Cool stuff! Is the goal of this project personal learning, inference performance, or something else?

Would be nice to see how inference speed stacks up against say llama.cpp

Thanks! To be honest, it started purely as a learning project. I was really inspired when llama.cpp first came out and tried to build something similar in pure C++ (https://github.com/nirw4nna/YAMI), mostly for fun and to practice low-level coding. The idea for DSC came when I realized how hard it was to port new models to that C++ engine, especially since I don't have a deep ML background. I wanted something that felt more like PyTorch, where I could experiment with new architectures easily. As for llama.cpp, it's definitely faster! They have hand-optimizing kernels for a whole bunch of architectures, models and data types. DSC is more of a general-purpose toolkit. I'm excited to work on performance later on, but for now, I'm focused on getting the API and core features right.

▲

NalNezumi 4 days ago | parent [-]

If someone wanted to learn the same thing, what material would you suggest is a good place to start?

	▲	nirw4nna 4 days ago \| parent [-]
		You just need a foundation of C/C++. If you already have that then just start programming, it's way better than reading books/guides/blogs (at least until you're stuck!).

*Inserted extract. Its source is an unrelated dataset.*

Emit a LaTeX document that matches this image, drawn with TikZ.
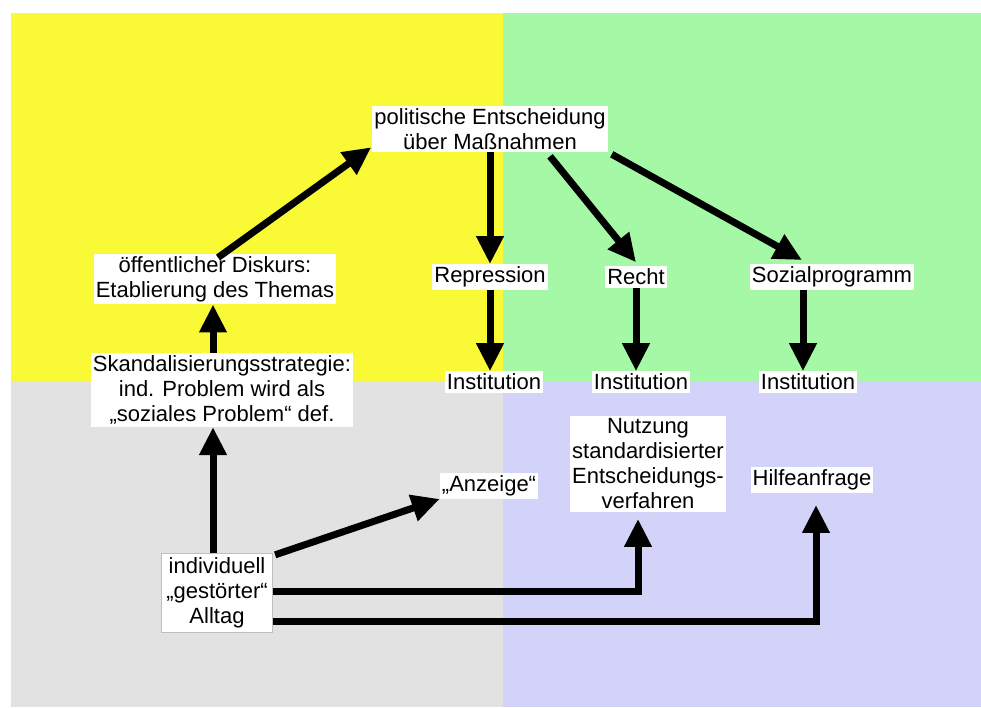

Also, you can read the source code of other similar projects on GitHub and get ideas from them, this is what I did at the beginning.

▲

liuliu 4 days ago | parent | prev [-]

Both uses cublas under the hood. So I think it is similar for prefilling (of course, this framework is too early and don't have FP16 / BF16 support for GEMM it seems). Hand-roll gemv is faster for token generation hence llama.cpp is better.

	▲	kajecounterhack 3 days ago \| parent [-]
		Unrelated: my man, I loved your C vision library back in the day.